» **EXERCISE DETAILS**
Reproduce the listing word for word. Skip any image.

» **STORED ROWS**

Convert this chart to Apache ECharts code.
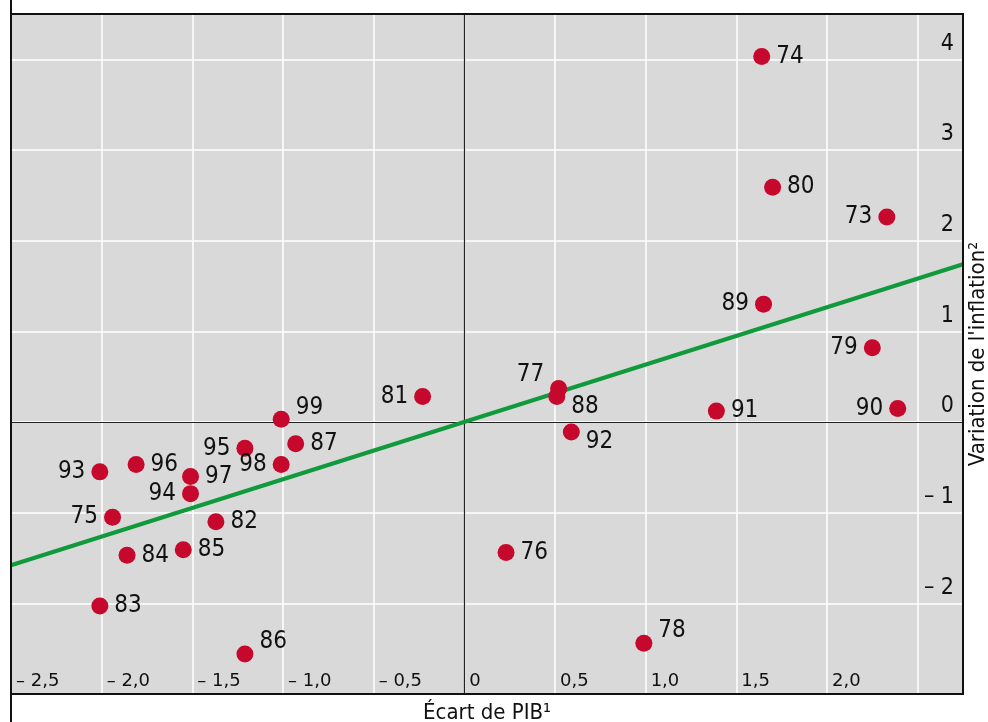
<!DOCTYPE html>
<html>
<head>
<meta charset="utf-8">
<script src="https://cdn.jsdelivr.net/npm/echarts@6/dist/echarts.min.js"></script>
<style>
  html, body { margin: 0; padding: 0; background: #fff; }
  #main { width: 988px; height: 722px; }
</style>
</head>
<body>
<div id="main"></div>
<script>
// années (étiquettes des points)
var years = ["74", "80", "73", "89", "79", "90", "91", "77", "88", "92", "76", "78",
  "81", "99", "87", "95", "98", "96", "97", "93", "94", "75", "82", "84", "85", "83", "86"];
// écart de PIB (axe x)
var gapValues = [1.64, 1.70, 2.33, 1.65, 2.25, 2.39, 1.39, 0.52, 0.51, 0.59, 0.23, 0.99,
  -0.23, -1.01, -0.93, -1.21, -1.01, -1.81, -1.51, -2.01, -1.51, -1.94, -1.37, -1.86, -1.55, -2.01, -1.21];
// variation de l'inflation (axe y)
var inflationValues = [4.03, 2.59, 2.26, 1.30, 0.82, 0.15, 0.12, 0.37, 0.28, -0.11, -1.44, -2.44,
  0.28, 0.03, -0.24, -0.29, -0.47, -0.47, -0.60, -0.55, -0.79, -1.05, -1.10, -1.47, -1.41, -2.03, -2.56];
// droite de tendance
var trendX = [-2.5, 2.75];
var trendY = [-1.58, 1.74];
// étiquettes des axes
var xTickValues = [-2.5, -2.0, -1.5, -1.0, -0.5, 0, 0.5, 1.0, 1.5, 2.0];
var xTickLabels = ["– 2,5", "– 2,0", "– 1,5", "– 1,0", "– 0,5", "0", "0,5", "1,0", "1,5", "2,0"];
var yTickValues = [4, 3, 2, 1, 0, -1, -2];
var yTickLabels = ["4", "3", "2", "1", "0", "– 1", "– 2"];

var chart = echarts.init(document.getElementById("main"), null, { renderer: "canvas" });

var narrow = "'Liberation Sans Narrow', 'DejaVu Sans Condensed', 'DejaVu Sans'";
var cond = "condensed"; // font-stretch glissé dans le raccourci font du canvas

// position des étiquettes autour des points
var leftSide = { "73": 1, "89": 1, "79": 1, "90": 1, "81": 1, "95": 1, "98": 1, "93": 1, "94": 1, "75": 1, "77": 1 };
var offsets = {
  "86": [0, -12], "78": [0, -12], "99": [0, -12],
  "88": [0, 10], "92": [0, 10], "77": [0, -14]
};

var points = [];
for (var i = 0; i < years.length; i++) {
  var y = years[i];
  var lab = { position: leftSide[y] ? "left" : "right" };
  if (offsets[y]) lab.offset = offsets[y];
  points.push({ value: [gapValues[i], inflationValues[i]], name: y, label: lab });
}

function tickFmt(values, labels) {
  return function (v) {
    for (var k = 0; k < values.length; k++) {
      if (Math.abs(values[k] - v) < 1e-6) return labels[k];
    }
    return "";
  };
}

var option = {
  animation: false,
  backgroundColor: "#fff",
  grid: {
    left: 11, top: 14, right: 25, bottom: 28,
    outerBoundsMode: "none",
    containLabel: false,
    show: true,
    backgroundColor: "#d9d9d9",
    borderWidth: 0
  },
  graphic: [
    {
      type: "line",
      shape: { x1: 11, y1: 0, x2: 11, y2: 722 },
      style: { stroke: "#111", lineWidth: 2 },
      z: 10
    },
    {
      type: "rect",
      shape: { x: 11, y: 14, width: 952, height: 680 },
      style: { fill: null, stroke: "#111", lineWidth: 2 },
      z: 10
    }
  ],
  xAxis: {
    type: "value",
    min: -2.5,
    max: 2.75,
    interval: 0.5,
    name: "Écart de PIB¹",
    nameLocation: "middle",
    nameGap: 8,
    nameTextStyle: { fontFamily: narrow, fontWeight: cond, fontSize: 22, color: "#111", verticalAlign: "top" },
    axisLine: { show: false },
    axisTick: { show: false },
    splitLine: { show: true, lineStyle: { color: "#ffffff", width: 1.5 } },
    axisLabel: {
      inside: true,
      margin: 4,
      align: "left",
      padding: [0, 0, 0, 5],
      fontFamily: "'DejaVu Sans', sans-serif",
      fontSize: 18,
      color: "#111",
      showMinLabel: true,
      showMaxLabel: false,
      formatter: tickFmt(xTickValues, xTickLabels)
    }
  },
  yAxis: {
    type: "value",
    position: "right",
    min: -3,
    max: 4.5,
    interval: 1,
    name: "Variation de l'inflation²",
    nameLocation: "middle",
    nameRotate: 90,
    nameGap: 4,
    nameTextStyle: { fontFamily: narrow, fontWeight: cond, fontSize: 22, color: "#111" },
    axisLine: { show: false },
    axisTick: { show: false },
    splitLine: { show: true, lineStyle: { color: "#ffffff", width: 1.5 } },
    axisLabel: {
      inside: true,
      margin: 9,
      verticalAlign: "bottom",
      padding: [0, 0, 4, 0],
      fontFamily: narrow,
      fontWeight: cond,
      fontSize: 23,
      color: "#111",
      showMaxLabel: false,
      formatter: tickFmt(yTickValues, yTickLabels)
    }
  },
  series: [
    {
      type: "line",
      data: [[trendX[0], trendY[0]], [trendX[1], trendY[1]]],
      showSymbol: false,
      lineStyle: { color: "#109a3c", width: 4 },
      z: 3,
      markLine: {
        silent: true,
        symbol: "none",
        label: { show: false },
        lineStyle: { color: "#222", width: 1.2, type: "solid" },
        data: [{ xAxis: 0 }, { yAxis: 0 }],
        z: 2
      }
    },
    {
      type: "scatter",
      data: points,
      symbolSize: 17,
      itemStyle: { color: "#c5082c", opacity: 1 },
      z: 5,
      label: {
        show: true,
        distance: 6,
        formatter: "{b}",
        fontFamily: narrow,
        fontWeight: cond,
        fontSize: 24,
        color: "#111"
      }
    }
  ]
};

chart.setOption(option);
</script>
</body>
</html>
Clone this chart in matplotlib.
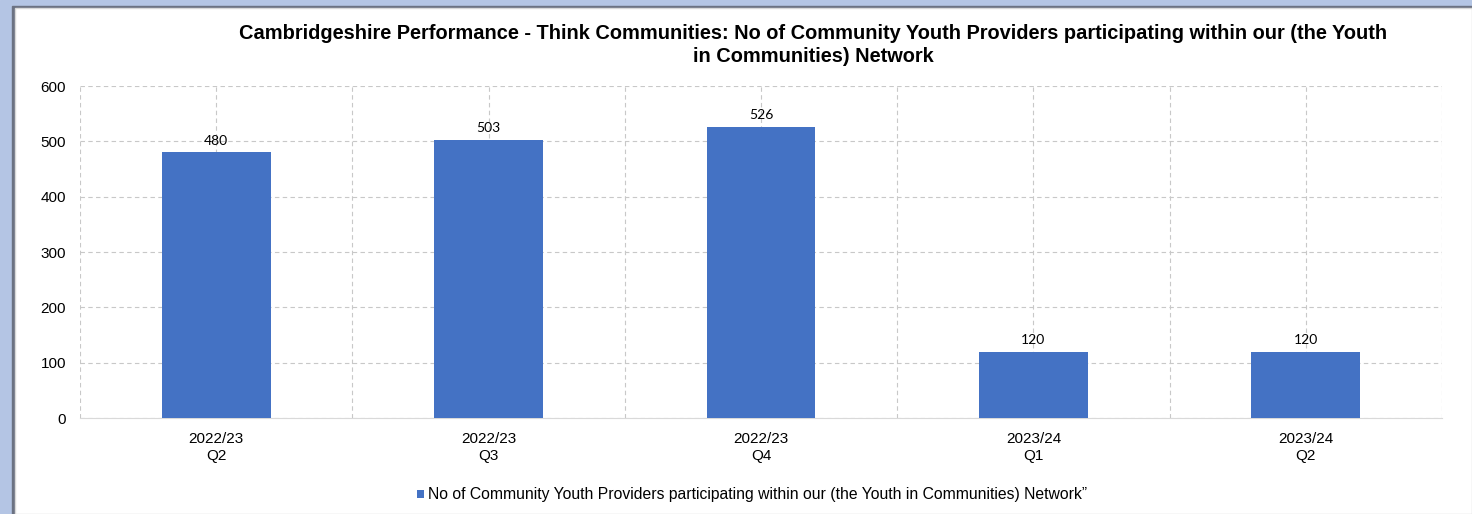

» **IN RESPONSE**
Convert this chart to Apache ECharts code.
<!DOCTYPE html>
<html>
<head>
<meta charset="utf-8">
<script src="https://cdn.jsdelivr.net/npm/echarts@6/dist/echarts.min.js"></script>
<style>
  html, body { margin: 0; padding: 0; background: #fff; }
  #main { width: 988px; height: 722px; }
</style>
</head>
<body>
<div id="main"></div>
<script>
// années (étiquettes des points)
var years = ["74", "80", "73", "89", "79", "90", "91", "77", "88", "92", "76", "78",
  "81", "99", "87", "95", "98", "96", "97", "93", "94", "75", "82", "84", "85", "83", "86"];
// écart de PIB (axe x)
var gapValues = [1.64, 1.70, 2.33, 1.65, 2.25, 2.39, 1.39, 0.52, 0.51, 0.59, 0.23, 0.99,
  -0.23, -1.01, -0.93, -1.21, -1.01, -1.81, -1.51, -2.01, -1.51, -1.94, -1.37, -1.86, -1.55, -2.01, -1.21];
// variation de l'inflation (axe y)
var inflationValues = [4.03, 2.59, 2.26, 1.30, 0.82, 0.15, 0.12, 0.37, 0.28, -0.11, -1.44, -2.44,
  0.28, 0.03, -0.24, -0.29, -0.47, -0.47, -0.60, -0.55, -0.79, -1.05, -1.10, -1.47, -1.41, -2.03, -2.56];
// droite de tendance
var trendX = [-2.5, 2.75];
var trendY = [-1.58, 1.74];
// étiquettes des axes
var xTickValues = [-2.5, -2.0, -1.5, -1.0, -0.5, 0, 0.5, 1.0, 1.5, 2.0];
var xTickLabels = ["– 2,5", "– 2,0", "– 1,5", "– 1,0", "– 0,5", "0", "0,5", "1,0", "1,5", "2,0"];
var yTickValues = [4, 3, 2, 1, 0, -1, -2];
var yTickLabels = ["4", "3", "2", "1", "0", "– 1", "– 2"];

var chart = echarts.init(document.getElementById("main"), null, { renderer: "canvas" });

var narrow = "'Liberation Sans Narrow', 'DejaVu Sans Condensed', 'DejaVu Sans'";
var cond = "condensed"; // font-stretch glissé dans le raccourci font du canvas

// position des étiquettes autour des points
var leftSide = { "73": 1, "89": 1, "79": 1, "90": 1, "81": 1, "95": 1, "98": 1, "93": 1, "94": 1, "75": 1, "77": 1 };
var offsets = {
  "86": [0, -12], "78": [0, -12], "99": [0, -12],
  "88": [0, 10], "92": [0, 10], "77": [0, -14]
};

var points = [];
for (var i = 0; i < years.length; i++) {
  var y = years[i];
  var lab = { position: leftSide[y] ? "left" : "right" };
  if (offsets[y]) lab.offset = offsets[y];
  points.push({ value: [gapValues[i], inflationValues[i]], name: y, label: lab });
}

function tickFmt(values, labels) {
  return function (v) {
    for (var k = 0; k < values.length; k++) {
      if (Math.abs(values[k] - v) < 1e-6) return labels[k];
    }
    return "";
  };
}

var option = {
  animation: false,
  backgroundColor: "#fff",
  grid: {
    left: 11, top: 14, right: 25, bottom: 28,
    outerBoundsMode: "none",
    containLabel: false,
    show: true,
    backgroundColor: "#d9d9d9",
    borderWidth: 0
  },
  graphic: [
    {
      type: "line",
      shape: { x1: 11, y1: 0, x2: 11, y2: 722 },
      style: { stroke: "#111", lineWidth: 2 },
      z: 10
    },
    {
      type: "rect",
      shape: { x: 11, y: 14, width: 952, height: 680 },
      style: { fill: null, stroke: "#111", lineWidth: 2 },
      z: 10
    }
  ],
  xAxis: {
    type: "value",
    min: -2.5,
    max: 2.75,
    interval: 0.5,
    name: "Écart de PIB¹",
    nameLocation: "middle",
    nameGap: 8,
    nameTextStyle: { fontFamily: narrow, fontWeight: cond, fontSize: 22, color: "#111", verticalAlign: "top" },
    axisLine: { show: false },
    axisTick: { show: false },
    splitLine: { show: true, lineStyle: { color: "#ffffff", width: 1.5 } },
    axisLabel: {
      inside: true,
      margin: 4,
      align: "left",
      padding: [0, 0, 0, 5],
      fontFamily: "'DejaVu Sans', sans-serif",
      fontSize: 18,
      color: "#111",
      showMinLabel: true,
      showMaxLabel: false,
      formatter: tickFmt(xTickValues, xTickLabels)
    }
  },
  yAxis: {
    type: "value",
    position: "right",
    min: -3,
    max: 4.5,
    interval: 1,
    name: "Variation de l'inflation²",
    nameLocation: "middle",
    nameRotate: 90,
    nameGap: 4,
    nameTextStyle: { fontFamily: narrow, fontWeight: cond, fontSize: 22, color: "#111" },
    axisLine: { show: false },
    axisTick: { show: false },
    splitLine: { show: true, lineStyle: { color: "#ffffff", width: 1.5 } },
    axisLabel: {
      inside: true,
      margin: 9,
      verticalAlign: "bottom",
      padding: [0, 0, 4, 0],
      fontFamily: narrow,
      fontWeight: cond,
      fontSize: 23,
      color: "#111",
      showMaxLabel: false,
      formatter: tickFmt(yTickValues, yTickLabels)
    }
  },
  series: [
    {
      type: "line",
      data: [[trendX[0], trendY[0]], [trendX[1], trendY[1]]],
      showSymbol: false,
      lineStyle: { color: "#109a3c", width: 4 },
      z: 3,
      markLine: {
        silent: true,
        symbol: "none",
        label: { show: false },
        lineStyle: { color: "#222", width: 1.2, type: "solid" },
        data: [{ xAxis: 0 }, { yAxis: 0 }],
        z: 2
      }
    },
    {
      type: "scatter",
      data: points,
      symbolSize: 17,
      itemStyle: { color: "#c5082c", opacity: 1 },
      z: 5,
      label: {
        show: true,
        distance: 6,
        formatter: "{b}",
        fontFamily: narrow,
        fontWeight: cond,
        fontSize: 24,
        color: "#111"
      }
    }
  ]
};

chart.setOption(option);
</script>
</body>
</html>
Clone this chart in matplotlib.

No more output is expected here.